_EXTRACTED MATERIAL_.
-- BEGIN --
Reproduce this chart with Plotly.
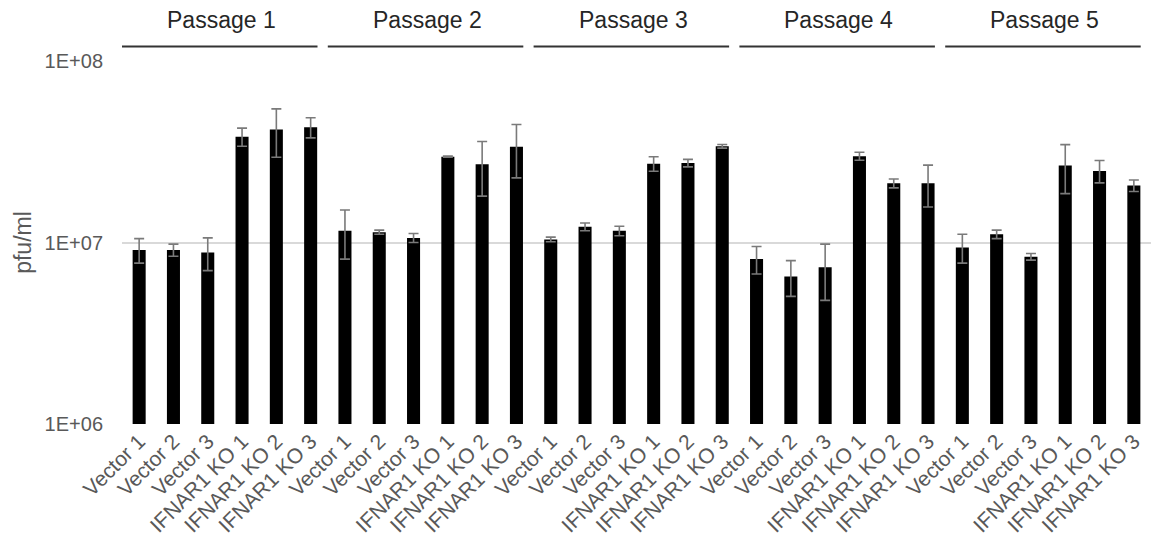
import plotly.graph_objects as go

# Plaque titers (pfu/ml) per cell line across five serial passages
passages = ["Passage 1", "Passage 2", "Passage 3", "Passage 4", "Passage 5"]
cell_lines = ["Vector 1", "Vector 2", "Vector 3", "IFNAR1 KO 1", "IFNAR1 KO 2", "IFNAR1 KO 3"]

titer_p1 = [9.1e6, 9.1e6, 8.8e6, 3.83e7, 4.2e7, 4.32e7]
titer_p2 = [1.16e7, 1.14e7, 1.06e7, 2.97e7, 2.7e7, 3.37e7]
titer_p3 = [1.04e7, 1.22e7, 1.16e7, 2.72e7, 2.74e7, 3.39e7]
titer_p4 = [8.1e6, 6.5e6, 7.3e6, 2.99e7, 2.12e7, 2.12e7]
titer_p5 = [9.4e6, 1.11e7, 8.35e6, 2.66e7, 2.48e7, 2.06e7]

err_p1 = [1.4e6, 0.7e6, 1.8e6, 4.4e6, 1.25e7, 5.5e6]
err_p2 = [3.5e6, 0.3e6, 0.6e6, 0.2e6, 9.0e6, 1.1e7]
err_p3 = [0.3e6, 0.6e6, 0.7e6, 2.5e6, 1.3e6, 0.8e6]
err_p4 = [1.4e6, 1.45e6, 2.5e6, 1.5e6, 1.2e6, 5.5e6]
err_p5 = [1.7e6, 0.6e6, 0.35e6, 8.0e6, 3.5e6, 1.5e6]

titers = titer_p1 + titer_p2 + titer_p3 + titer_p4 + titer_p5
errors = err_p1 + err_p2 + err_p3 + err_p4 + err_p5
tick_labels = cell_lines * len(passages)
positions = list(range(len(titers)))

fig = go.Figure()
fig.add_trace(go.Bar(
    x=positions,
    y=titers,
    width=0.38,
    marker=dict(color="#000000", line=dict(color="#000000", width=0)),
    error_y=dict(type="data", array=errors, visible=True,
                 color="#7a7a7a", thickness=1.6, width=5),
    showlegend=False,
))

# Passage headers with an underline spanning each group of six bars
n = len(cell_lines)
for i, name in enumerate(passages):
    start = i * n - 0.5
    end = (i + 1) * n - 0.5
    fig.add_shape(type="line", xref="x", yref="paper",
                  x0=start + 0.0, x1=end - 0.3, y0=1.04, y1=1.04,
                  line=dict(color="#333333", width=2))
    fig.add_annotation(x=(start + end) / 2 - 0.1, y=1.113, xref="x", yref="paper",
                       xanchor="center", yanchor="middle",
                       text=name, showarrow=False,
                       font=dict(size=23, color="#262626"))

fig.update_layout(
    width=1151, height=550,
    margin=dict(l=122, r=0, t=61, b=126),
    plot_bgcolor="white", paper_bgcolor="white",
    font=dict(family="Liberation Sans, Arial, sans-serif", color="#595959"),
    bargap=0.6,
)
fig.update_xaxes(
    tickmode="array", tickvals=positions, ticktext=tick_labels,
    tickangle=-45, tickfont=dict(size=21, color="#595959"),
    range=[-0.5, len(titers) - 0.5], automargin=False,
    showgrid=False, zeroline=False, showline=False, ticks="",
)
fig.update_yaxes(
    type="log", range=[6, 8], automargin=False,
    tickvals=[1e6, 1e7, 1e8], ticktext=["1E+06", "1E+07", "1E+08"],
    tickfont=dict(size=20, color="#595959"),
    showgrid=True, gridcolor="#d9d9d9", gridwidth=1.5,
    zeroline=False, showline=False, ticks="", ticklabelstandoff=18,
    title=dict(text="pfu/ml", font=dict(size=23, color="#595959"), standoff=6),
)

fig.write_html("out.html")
-- END --
-- BEGIN --
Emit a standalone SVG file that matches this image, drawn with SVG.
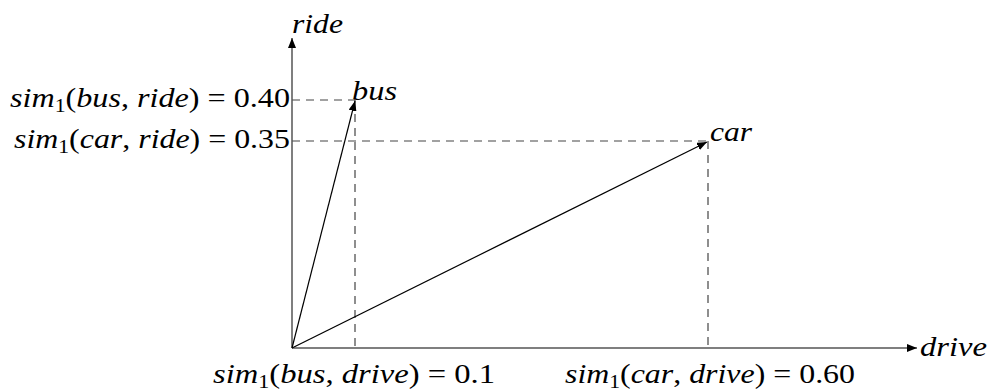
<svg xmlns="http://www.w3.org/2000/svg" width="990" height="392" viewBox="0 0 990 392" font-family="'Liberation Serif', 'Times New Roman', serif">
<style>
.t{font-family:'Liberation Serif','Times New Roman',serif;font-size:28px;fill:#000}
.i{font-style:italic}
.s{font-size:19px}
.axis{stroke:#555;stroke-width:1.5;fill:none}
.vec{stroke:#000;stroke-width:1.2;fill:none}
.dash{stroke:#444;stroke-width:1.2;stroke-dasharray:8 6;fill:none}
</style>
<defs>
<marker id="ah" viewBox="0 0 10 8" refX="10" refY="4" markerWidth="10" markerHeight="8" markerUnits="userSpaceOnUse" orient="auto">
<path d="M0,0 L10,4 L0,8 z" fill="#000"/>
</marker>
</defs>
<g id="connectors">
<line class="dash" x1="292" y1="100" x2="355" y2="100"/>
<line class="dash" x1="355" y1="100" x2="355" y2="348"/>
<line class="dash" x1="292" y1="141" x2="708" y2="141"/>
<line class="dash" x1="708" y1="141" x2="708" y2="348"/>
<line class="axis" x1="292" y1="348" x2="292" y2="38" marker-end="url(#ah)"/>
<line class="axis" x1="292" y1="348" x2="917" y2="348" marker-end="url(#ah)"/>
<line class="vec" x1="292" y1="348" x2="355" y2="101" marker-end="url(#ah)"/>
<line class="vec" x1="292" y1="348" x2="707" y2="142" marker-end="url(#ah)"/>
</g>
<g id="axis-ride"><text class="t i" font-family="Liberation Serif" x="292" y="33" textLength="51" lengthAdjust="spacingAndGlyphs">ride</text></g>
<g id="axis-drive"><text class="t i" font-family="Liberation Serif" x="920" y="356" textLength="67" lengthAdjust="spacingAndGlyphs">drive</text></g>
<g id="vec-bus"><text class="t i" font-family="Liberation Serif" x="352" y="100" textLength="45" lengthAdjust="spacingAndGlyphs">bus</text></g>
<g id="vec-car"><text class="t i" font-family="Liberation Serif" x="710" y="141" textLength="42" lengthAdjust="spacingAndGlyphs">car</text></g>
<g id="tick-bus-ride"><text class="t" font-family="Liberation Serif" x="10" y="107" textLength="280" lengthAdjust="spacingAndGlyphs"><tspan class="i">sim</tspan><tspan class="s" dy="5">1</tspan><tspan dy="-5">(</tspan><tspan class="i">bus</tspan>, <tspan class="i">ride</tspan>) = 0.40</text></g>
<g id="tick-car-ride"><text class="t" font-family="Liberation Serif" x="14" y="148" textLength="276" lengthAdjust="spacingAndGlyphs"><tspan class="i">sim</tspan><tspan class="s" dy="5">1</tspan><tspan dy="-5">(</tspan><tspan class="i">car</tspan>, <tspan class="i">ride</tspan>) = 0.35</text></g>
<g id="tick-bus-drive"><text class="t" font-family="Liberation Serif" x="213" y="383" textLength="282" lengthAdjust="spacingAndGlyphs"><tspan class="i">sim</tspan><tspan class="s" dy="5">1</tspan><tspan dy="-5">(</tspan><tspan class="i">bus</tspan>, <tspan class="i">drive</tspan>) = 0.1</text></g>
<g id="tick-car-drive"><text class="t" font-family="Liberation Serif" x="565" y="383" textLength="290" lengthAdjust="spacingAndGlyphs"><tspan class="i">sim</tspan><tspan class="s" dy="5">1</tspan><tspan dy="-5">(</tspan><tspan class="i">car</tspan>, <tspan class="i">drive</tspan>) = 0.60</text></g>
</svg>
-- END --
-- BEGIN --
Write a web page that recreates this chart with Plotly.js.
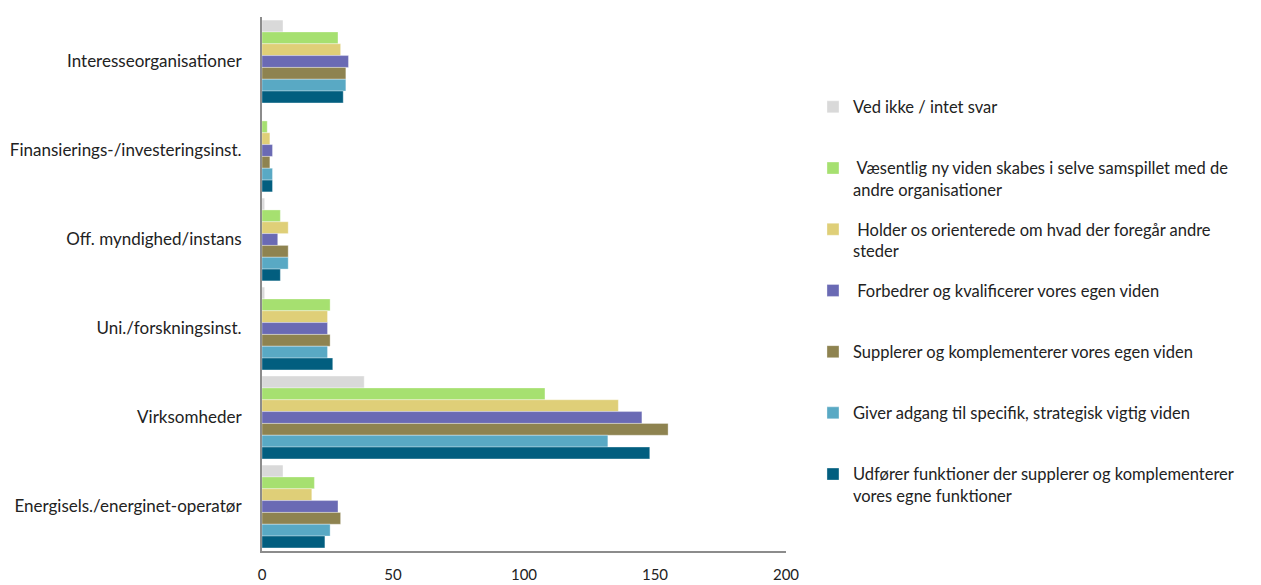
-- END --
_SHORT PROBLEM_.
From the records above, pick out and copy each line holding the word "this".

_SOLUTION BELOW_.
Reproduce this chart with Plotly.
Emit a standalone SVG file that matches this image, drawn with SVG.
Write a web page that recreates this chart with Plotly.js.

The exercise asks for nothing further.